In these matters, the multipolar idea diverges sharply from the main line of postmodernism and affirms society, the collective personality, the collective consciousness (E. Durkheim) and the collective unconscious (C. G. Jung) at the centre of things. Society is the matrix of being; it creates individuals, people, languages, cultures, economies, political systems, time and space. But there is not just one society, there are many societies, and they are incommensurable with each other. Only in one type of society, Western Europe, has the individual become the 'measure of things' in such an absolute and complete form. And in other societies it has not become and will not become so, because they are organised in a completely different way. And every society must be recognised as having the inalienable right to be what it wants, to create reality according to its own concoctions, giving or not giving a higher value to the individual and the human being.

The same applies to 'progress'. Since time is a social phenomenon, it is structured differently in each society. In one society it contains an escalation of the individual's role in history, while in another it does not. Therefore, there is no predetermination on the scale of all societies on Earth regarding individualism and post-humanity. This is probably the fate of the West, linked to the logic of its history, but for other societies and peoples, individualism is indirectly relevant, and if it is present in their culture, it is usually in the form of colonial attitudes imposed from outside and alien to the paradigm of the local societies themselves, but it is the imperialist colonial universalism of the West that is the main opponent of the multipolar idea.

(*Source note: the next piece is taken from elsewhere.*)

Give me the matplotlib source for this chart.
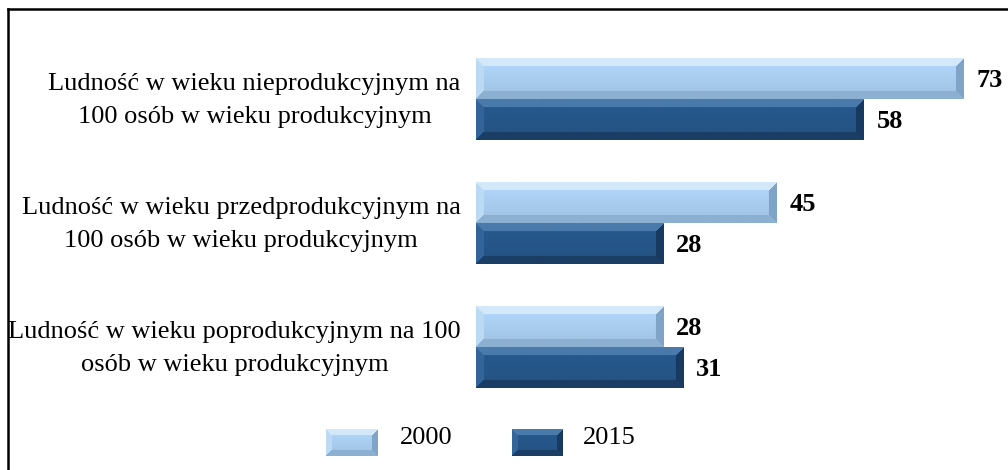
import numpy as np
import matplotlib
matplotlib.use("Agg")
import matplotlib.pyplot as plt
import matplotlib.transforms as mtransforms
from matplotlib.lines import Line2D

categories = [
    "Ludność w wieku nieprodukcyjnym na\n100 osób w wieku produkcyjnym",
    "Ludność w wieku przedprodukcyjnym na\n100 osób w wieku produkcyjnym",
    "Ludność w wieku poprodukcyjnym na 100\nosób w wieku produkcyjnym",
]
years = ["2000", "2015"]
values_2000 = [73, 45, 28]
values_2015 = [58, 28, 31]

# bevel colours: face, top, bottom, left, right
light = {"face": "#a9cdef", "top": "#d3e9fa", "bottom": "#8cb0d2", "left": "#bcdaf4", "right": "#7fa4c7"}
dark = {"face": "#265689", "top": "#4a7aab", "bottom": "#1b3e66", "left": "#33649a", "right": "#183a60"}

plt.rcParams["font.family"] = ["Liberation Serif", "DejaVu Serif"]

W, H, DPI = 1008, 470, 100
fig = plt.figure(figsize=(W / DPI, H / DPI), dpi=DPI)

px_per_unit = 6.68
ax_left = 476
ax = fig.add_axes([ax_left / W, 0, (W - ax_left) / W, 1])
spacing = 124.0
bar_h = 41 / spacing
centers = np.arange(len(categories))


def hex2rgb(c):
    c = c.lstrip("#")
    return np.array([int(c[i:i + 2], 16) / 255 for i in (0, 2, 4)])


def bevel_image(w, h, pal, b=8):
    w, h = max(int(w), 2), max(int(h), 2)
    i = np.arange(h)[:, None] * np.ones((1, w))
    j = np.ones((h, 1)) * np.arange(w)[None, :]
    d = np.stack([i, h - 1 - i, j, w - 1 - j])
    side = d.argmin(axis=0)
    dmin = d.min(axis=0)
    img = np.zeros((h, w, 3))
    face = hex2rgb(pal["face"])
    # slight vertical gradient on the face
    t = (i / (h - 1))[..., None]
    img[:] = face * (1.06 - 0.12 * t)
    names = ["top", "bottom", "left", "right"]
    for k, n in enumerate(names):
        m = (side == k) & (dmin < b)
        img[m] = hex2rgb(pal[n])
    return np.clip(img, 0, 1)


for off, vals, pal in [(-bar_h / 2, values_2000, light), (bar_h / 2, values_2015, dark)]:
    bars = ax.barh(centers + off, vals, height=bar_h, color=pal["face"], edgecolor="none")
    for bar, v in zip(bars, vals):
        y0, y1 = bar.get_y(), bar.get_y() + bar.get_height()
        img = bevel_image(v * px_per_unit, bar_h * spacing, pal)
        im = ax.imshow(img, extent=(0, v, y1, y0), aspect="auto", origin="upper",
                       interpolation="bilinear", zorder=3)
        im.set_clip_path(bar)
        ax.text(v + 13 / px_per_unit, bar.get_y() + bar.get_height() / 2 + 0.02, str(v),
                ha="left", va="center", fontsize=19, fontweight="bold")

ax.set_xlim(0, (W - ax_left) / px_per_unit)
top = -99 / spacing
ax.set_ylim(top + H / spacing, top)
ax.set_yticks(centers)
ax.set_yticklabels(categories, fontsize=19, ha="right", ma="center", linespacing=1.7)
ax.tick_params(axis="y", length=0, pad=11)
ax.tick_params(axis="x", bottom=False, labelbottom=False)
shift = mtransforms.ScaledTranslation(0, 5 / 72, fig.dpi_scale_trans)
for lbl in ax.get_yticklabels():
    lbl.set_transform(lbl.get_transform() + shift)
for s in ax.spines.values():
    s.set_visible(False)
ax.patch.set_alpha(0)

# legend
for (x0, x1), lab, pal, tx in [((326, 378), years[0], light, 400), ((512, 563), years[1], dark, 583)]:
    lax = fig.add_axes([x0 / W, (H - 456) / H, (x1 - x0) / W, 27 / H])
    lax.imshow(bevel_image(x1 - x0, 27, pal, b=6), aspect="auto", interpolation="bilinear")
    lax.axis("off")
    fig.text(tx / W, (H - 438) / H, lab, ha="left", va="center", fontsize=19)

# frame (top and left only)
fig.add_artist(Line2D([8 / W, 8 / W], [0, (H - 9) / H], color="black", lw=1.8))
fig.add_artist(Line2D([8 / W, 1], [(H - 9) / H, (H - 9) / H], color="black", lw=1.8))

fig.savefig("out.png", dpi=DPI)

Using the terms of geopolitics, we can say that multipolarity is a terrestrial, continental and telluric version of postmodernism, while globalism (as well as anti-globalism) is its maritime and thalassocratic version.

That’s why, to conclude my speech, I think it’s pretty necessary to focus on our star as example, leader and vision of a multipolar future: the only possible, the only one with justice, with integral realization of human being, with a prosper horizon for all the lands of the Earth.